**WHAT NEEDS TO BE DONE:** Extract word for word the lines of the listing from its start to the line holding "const yTicks = [0, -2, -4, -6, -8];", both ends kept; pictures are not part of the copy.

**DATA BLOCK:**

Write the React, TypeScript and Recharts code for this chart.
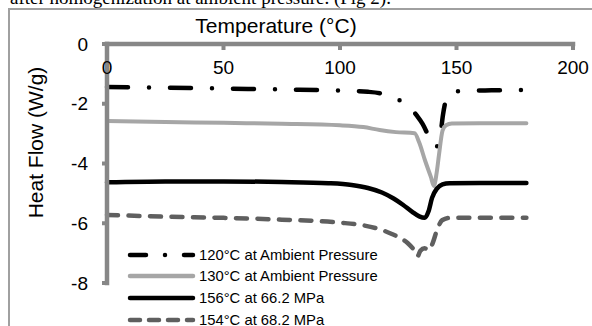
import { LineChart, Line, XAxis, YAxis, Legend, Label } from "recharts";

const font = "'Liberation Sans', Arial, sans-serif";
const axisGray = "#878787";

const xTicks = [0, 50, 100, 150, 200];
const yTicks = [0, -2, -4, -6, -8];

// [temperature °C, heat flow W/g]
const ambient120: [number, number][] = [
  [0, -1.44], [25, -1.46], [50, -1.49], [75, -1.52], [100, -1.56], [112, -1.6],
  [118, -1.66], [122, -1.75], [126, -1.9], [130, -2.12], [133, -2.4], [135.5, -2.68],
  [139, -3.24], [141, -3.47], [143, -3.08], [144.2, -2.37], [145.2, -1.95],
  [146.5, -1.72], [149, -1.61], [153, -1.57], [165, -1.55], [180, -1.54],
];

const ambient130: [number, number][] = [
  [0, -2.58], [25, -2.61], [50, -2.64], [75, -2.67], [100, -2.72], [110, -2.78],
  [117, -2.88], [124, -2.95], [132, -2.99], [134, -3.3], [136.5, -3.9], [139, -4.45],
  [140.3, -4.75], [141.5, -4.3], [142.5, -3.7], [144, -2.9], [145.5, -2.72],
  [148, -2.66], [160, -2.65], [180, -2.65],
];

const mpa662: [number, number][] = [
  [0, -4.63], [25, -4.6], [50, -4.6], [75, -4.62], [95, -4.66], [105, -4.72],
  [112, -4.82], [118, -4.97], [123, -5.17], [127, -5.38], [131, -5.62], [134, -5.77],
  [136.3, -5.82], [138, -5.6], [139.5, -5.15], [141.5, -4.85], [144, -4.7],
  [147, -4.66], [160, -4.65], [180, -4.65],
];

const mpa682: [number, number][] = [
  [0, -5.72], [25, -5.78], [50, -5.82], [75, -5.88], [100, -5.98], [110, -6.07],
  [117, -6.2], [122, -6.35], [126, -6.5], [129, -6.66], [131.3, -6.85], [133.3, -7.1],
  [134.5, -6.92], [136.3, -6.84], [138.3, -6.9], [139.5, -6.72], [142, -6.15],
  [143.8, -5.9], [147, -5.82], [160, -5.82], [180, -5.82],
];

const toPoints = (rows: [number, number][]) => rows.map(([t, hf]) => ({ t, hf }));

const series = [
  { name: "120°C at Ambient Pressure", rows: ambient120, color: "#000", width: 4.5, dash: "21 21 0 21", legendDash: "16 19 0 19" },
  { name: "130°C at Ambient Pressure", rows: ambient130, color: "#a6a6a6", width: 4, dash: undefined, legendDash: undefined },
  { name: "156°C at 66.2 MPa", rows: mpa662, color: "#000", width: 4.5, dash: undefined, legendDash: undefined },
  { name: "154°C at 68.2 MPa", rows: mpa682, color: "#5f5f5f", width: 4.5, dash: "11 10.5", legendDash: "10 9" },
];

const renderLegend = () => (
  <div>
    {series.map((s) => (
      <div key={s.name} style={{ display: "flex", alignItems: "center", height: 21.6 }}>
        <svg width={73} height={10}>
          <line x1={4} x2={67} y1={5} y2={5} stroke={s.color} strokeWidth={4.5}
            strokeDasharray={s.legendDash} strokeLinecap="round" />
        </svg>
        <span style={{ fontSize: 14.8, fontFamily: font, color: "#000", whiteSpace: "nowrap" }}>{s.name}</span>
      </div>
    ))}
  </div>
);

export default function App() {
  return (
    <div style={{ position: "absolute", left: 0, top: 0, width: 592, height: 326, overflow: "hidden", background: "#fff" }}>
      <div style={{ position: "absolute", left: 10, top: -11, fontFamily: "'Liberation Serif', 'Times New Roman', serif", fontSize: 19, lineHeight: "18px", whiteSpace: "nowrap", color: "#000" }}>
        after homogenization at ambient pressure. (Fig 2).
      </div>
      <div style={{ position: "absolute", left: 8, top: 8, width: 700, height: 400, borderTop: "2px solid #a0a0a0", borderLeft: "2px solid #a0a0a0" }} />
      <div style={{ position: "absolute", left: 0, top: 0 }}>
        <LineChart width={592} height={326} margin={{ top: 44, right: 19, bottom: 43, left: 0 }}>
          <XAxis
            type="number"
            dataKey="t"
            domain={[0, 200]}
            ticks={xTicks}
            interval={0}
            orientation="top"
            mirror
            axisLine={{ stroke: axisGray, strokeWidth: 4.5, strokeLinecap: "square" }}
            tickLine={{ stroke: axisGray, strokeWidth: 4 }}
            tickSize={6}
            tickMargin={11}
            tick={{ fill: "#000", fontSize: 19, fontFamily: font }}
          >
            <Label
              content={({ viewBox }: any) => (
                <text x={viewBox.x + viewBox.width / 2 - 64} y={viewBox.y - 11} textAnchor="middle"
                  fontSize={21} fontFamily={font} fill="#000">
                  Temperature (°C)
                </text>
              )}
            />
          </XAxis>
          <YAxis
            type="number"
            domain={[-8, 0]}
            ticks={yTicks}
            interval={0}
            width={107}
            axisLine={{ stroke: axisGray, strokeWidth: 4.5, strokeLinecap: "square" }}
            tickLine={{ stroke: axisGray, strokeWidth: 4 }}
            tickSize={5}
            tickMargin={14}
            tick={{ fill: "#000", fontSize: 19, fontFamily: font }}
          >
            <Label
              content={({ viewBox }: any) => {
                const cx = viewBox.x + 43;
                const cy = viewBox.y + viewBox.height / 2 - 21;
                return (
                  <text x={cx} y={cy} textAnchor="middle" transform={`rotate(-90 ${cx} ${cy})`}
                    fontSize={21} fontFamily={font} fill="#000">
                    Heat Flow (W/g)
                  </text>
                );
              }}
            />
          </YAxis>
          {series.map((s) => (
            <Line
              key={s.name}
              data={toPoints(s.rows)}
              dataKey="hf"
              name={s.name}
              type="monotone"
              stroke={s.color}
              strokeWidth={s.width}
              strokeDasharray={s.dash}
              strokeLinecap="round"
              dot={false}
              activeDot={false}
              isAnimationActive={false}
            />
          ))}
          <Legend
            layout="vertical"
            align="center"
            verticalAlign="middle"
            content={renderLegend}
            wrapperStyle={{ position: "absolute", left: 126, top: 244, width: 320 }}
          />
        </LineChart>
      </div>
    </div>
  );
}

**FINAL RESULT:**
Write the React, TypeScript and Recharts code for this chart.
import { LineChart, Line, XAxis, YAxis, Legend, Label } from "recharts";

const font = "'Liberation Sans', Arial, sans-serif";
const axisGray = "#878787";

const xTicks = [0, 50, 100, 150, 200];
const yTicks = [0, -2, -4, -6, -8];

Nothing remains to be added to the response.